Leash Reactivity: Using 123 On Walks
Updated: Aug 16, 2021
Once your dog can play "123" on walks without dogs/people around, she's ready to start learning to associate this game with the thing she'd normally react to. (This might be other dogs, people, bikes, kids, etc. For this example, we'll use dogs!)
The Basic Plan
We're using this game to make seeing other dogs very predictable! Every time you encounter a dog you'll do the following:
Tell your dog about it! Say "Look at that", "There's a doggie", or any phrase that you prefer. Only say it once when you first see a dog.
Begin counting when your dog looks at the other dog. Even if she only glances, start counting with "one" as soon as she sees it. (Don't force her to look at it, just wait until it happens naturally.)
Give your dog a treat on 'three'. As long as she can calmly watch the other dog, you can continue to start counting each time she looks. Continue until the other dog is gone or your dog is ready to keep walking.

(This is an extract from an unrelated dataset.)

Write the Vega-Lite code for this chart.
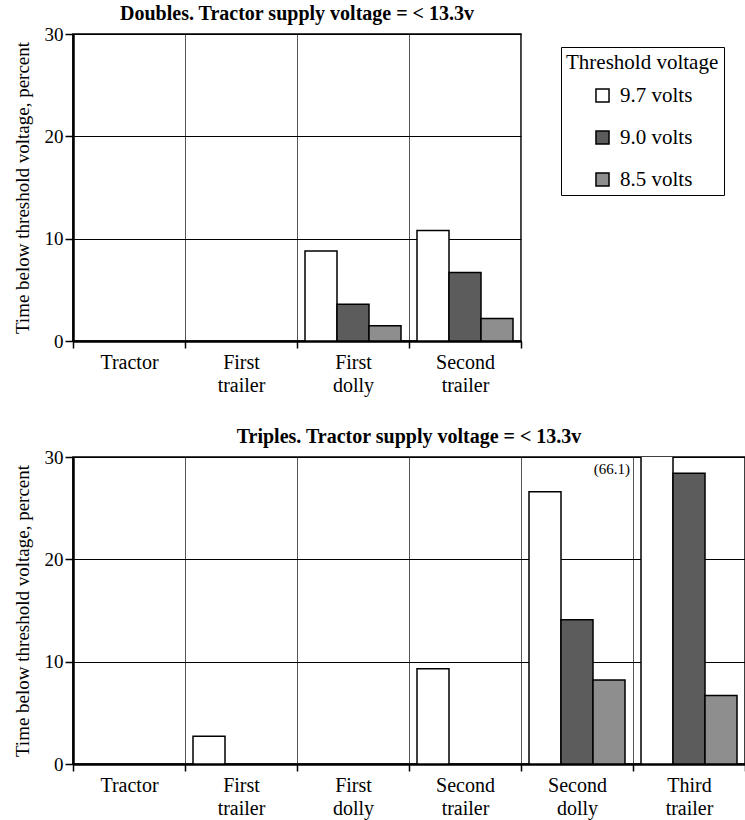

Stop playing once the other dog is out of sight.
Top Tips for Success
123 should be done in your dog's “sweet spot” as often as possible. The sweet spot is the distance where your dog notices the other dog, but is able to watch it calmly or even disengage and do other dog things. It should feel easy-breezy at this spot :)
If your dog is staring intently for more than a few seconds, move away using “here” (if we decided together to use it) or walk her away from the situation, encouraging her with your voice as you move.
If your dog goes over threshold, use your exit strategy. Move away and out of the situation if possible.
Practice good timing. Try and start counting each time your dog looks at the other dog. Stop when the dog goes out of sight or she stops paying attention to it.
If your dog has a hard/stressful encounter, her cortisol levels (and therefore tendency to react to any more dogs) will be elevated for a few days. You can use shorter walks and avoidance of other dogs when this happens to help her do her best.
Avoid doing anything you’re not comfortable with. Trust your gut! :)
When you just don't feel like training, it's a-okay to exercise your dog in the yard or at a location where you are unlikely to run into the thing she reacts to.
You can help her feel better about dogs (or people, or kids, or bikes, etc.) by using “hanging out” around them at a distance, as a stepping stone.
Dogs move a lot! A walk can be a high-stimulation, high-pressure situation for many dogs. Adding in opportunities to do 123 around other dogs that are still or that aren’t on a proper walk can be really beneficial.
To do this, you can borrow a friend/neighbor and their dog, or you can camp out around a dog park. The idea is to be far enough away that she can see the other dogs, but they’re not coming towards her, and she’s not pulling/barking. You can even hang out near the car so you can enter it as needed.
How Much Practice Do We Need?
Keep it short and sweet, especially at first! Just a few seconds or a minute of practice that goes well is fabulous! Gradually build up the time your dog can cope over time.
Most dogs need a "Goldilocks" amount of exposure to your target stimulus: Too little and they will have a hard time making progress, too much and they can be overwhelmed. For most dogs, having a few exposures a week is great. (If it's not practical to get enough exposure, you may want to come up with a management plan instead! Let your trainer know and we will help you figure out what a good plan is.)
Progress is gradual, but should be very noticeable! Over time, you should notice that your dog is more comfortable closer and closer to the dog (or other stimulus!). Progress won't be better and better every day (we all have our bad days!), but you should see an obvious upward trend!
Most dogs take several months to reach their full potential! Even after your program ends, you'll likely still be working toward this. The difference is you'll have the confidence and tools to finish up!
Most dogs will need lifelong management to help them stay at their best. This means they may still need treats and/or exits on occasion. Every dog is different.
If your dog isn’t making the progress you would expect, let us know! There are more ways to help them be successful!
The 123 Game was originally developed by Leslie McDevitt, and this is my own adaptation of one way to use it.